As Brian Vickers walked through the streets of Calcutta, India, he saw small children carrying starving infants and begging for money. He passed Hindu religious parades, heard Muslim calls to prayer and observed “grinding poverty” among the city’s 13-15 million residents.
Vickers, who serves as assistant professor of New Testament interpretation at The Southern Baptist Theological Seminary in Louisville, Ky., was in India as part of a mission trip involving 19 Southern students and faculty members.
He said the scenes in Calcutta reminded him that poverty and pluralism must be confronted with the Gospel of Jesus Christ.
“People had their eyes opened to the reality that there are places in the world where the Gospel has not yet had a great impact and that there are almost unlimited opportunities for people who God might call to a place like India,” he said.
The team from Southern traveled to India in mid-May and worked with missionaries to build relationships with and spread the Gospel among Muslims. The work served as a reminder that God is able to change lives in any cultural setting, Vickers said.
“Regardless of how difficult India is, it is ultimately no more difficult for someone to come to faith in Calcutta than it is across your street in Louisville,” he said. “A person in Calcutta isn’t any less reachable. … God is no less sovereign in Calcutta than He is in Louisville.”

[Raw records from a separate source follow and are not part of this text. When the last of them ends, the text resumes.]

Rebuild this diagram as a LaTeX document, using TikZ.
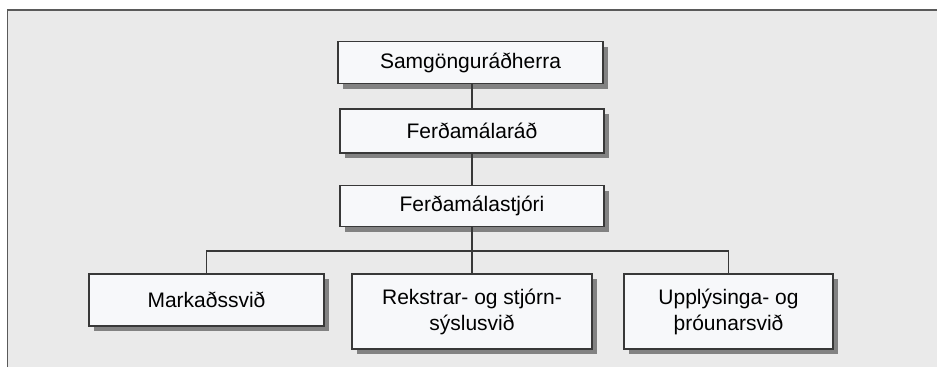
\documentclass[tikz,border=0pt]{standalone}
\usepackage{fontspec}
\setmainfont{Liberation Sans}
\usetikzlibrary{shadows}
\definecolor{bgc}{HTML}{EAEAEA}
\definecolor{boxfill}{HTML}{F7F8FA}
\definecolor{boxline}{HTML}{383838}
\definecolor{shadowc}{HTML}{828282}
\definecolor{framec}{HTML}{5A5A5A}
\tikzset{
  orgbox/.style={draw=boxline, line width=1.5pt, fill=boxfill, inner sep=0pt,
    align=center, font=\fontsize{21}{26}\selectfont,
    drop shadow={shadow xshift=5pt, shadow yshift=-5pt, fill=shadowc, opacity=1}},
  link/.style={draw=boxline, line width=1.4pt}
}
\begin{document}
\begin{tikzpicture}[x=1pt,y=-1pt]
\useasboundingbox (0,0) rectangle (937,367);
\fill[bgc] (7.5,10) rectangle (937,367);
\draw[framec, line width=1.5pt] (7.5,367) -- (7.5,10) -- (937,10);
\node[orgbox, minimum width=265pt, minimum height=42pt] (A) at (470.5,62.5) {Samgönguráðherra};
\node[orgbox, minimum width=264pt, minimum height=44pt] (B) at (472,131) {Ferðamálaráð};
\node[orgbox, minimum width=264pt, minimum height=41pt] (C) at (472,206) {Ferðamálastjóri};
\node[orgbox, minimum width=235pt, minimum height=52pt] (D) at (206.5,300) {Markaðssvið};
\node[orgbox, minimum width=240pt, minimum height=75pt] (E) at (472,311.5) {Rekstrar- og stjórn-\\sýslusvið};
\node[orgbox, minimum width=209pt, minimum height=75pt] (F) at (728.5,311.5) {Upplýsinga- og\\þróunarsvið};
\coordinate (J) at (472,251);
\draw[link] (A.south -| B) -- (B.north);
\draw[link] (B) -- (C);
\draw[link] (C.south) -- (J);
\draw[link] (D.north) |- (J) -| (F.north);
\draw[link] (J) -- (E.north);
\end{tikzpicture}
\end{document}
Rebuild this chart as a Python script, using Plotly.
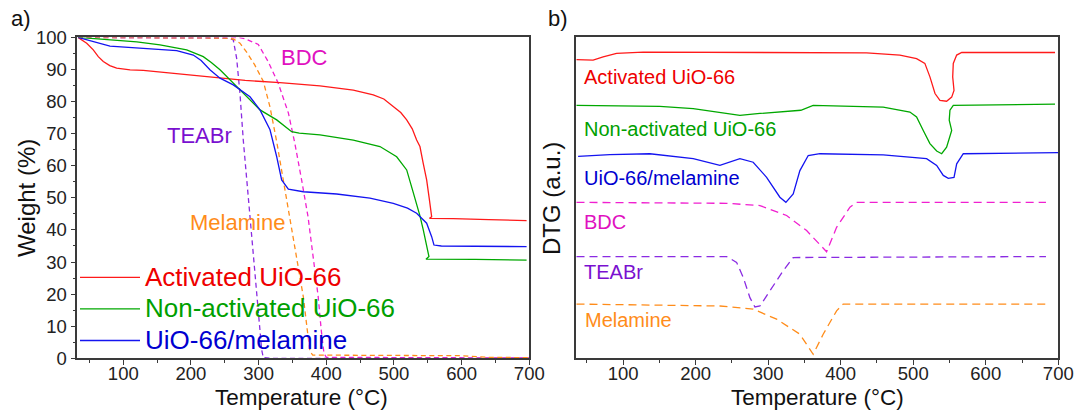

Bennie Tomberlin, a master of divinity student from Callahan, Fla., experienced the power of the Gospel firsthand when he spoke with a self-professed Marxist communist in a village near Calcutta. Although the man was initially resistant to the message of Christ, the Holy Spirit appeared to convict him as the conversation progressed, Tomberlin said.
“We were able to share the Gospel explicitly with this guy,” he said. “That was the one instance that we were able to share with those listening where the guy was visibly under conviction. … He was feeling the weight of coming to a holy God. I just told him, ‘That’s exactly where you need to be to come to Christ.’”
Tomberlin said the trip complemented classroom learning by providing practical exposure to people holding worldviews in opposition to Christianity.
“It just put everything into perspective,” he said. “… You can learn about things in theory. But once you sit down with them and talk with them, it opens your heart up to them. … That can’t happen in the classroom. When your heart opens up to people, that’s only going to happen when you’re sitting there with them in their village, in their culture.”
Michael Adams, a Boyce College student from Jacksonville, Fla., said the trip presented opportunities to shine the light of Christ in places that had not heard a Christian witness for decades.
As he worked in Calcutta, Adams had one opportunity to speak with the leaders in a 100-year-old mosque about Jesus and the teachings of Scripture. Many of the leaders said they had never read the Bible and agreed to hear several Bible stories from Adams.
“I made it a real point to just sit there and think, ‘This is probably the first time these men have ever heard this message, and it’s probably the first time it’s been spoken in this place,’” he said.
One of the lessons Adams learned was that people in India are largely hungry for spiritual truth and willing to listen to Christians.
“There was some resistance but for the most part they recognized that these are important things,” Adams said. “They were really welcoming. They wanted to sit down and discuss these things. I really didn’t think they would be so open to sitting down and just having a discussion about Jesus, about God, about the Bible.”
Vickers concluded that the trip provided all participants with valuable ministry and learning opportunities.
“A trip like this can be formative in someone’s seminary experience,” he said. “It’s not necessarily that everyone who goes on a trip like this then has to be called to go to this place. But I think these short-term trips are good ways to have your horizons enlarged to the various places and callings within the Gospel ministry. Somebody can go to India, and that trip to India can have a positive impact on the work they do right here—either in the classroom or in the church.”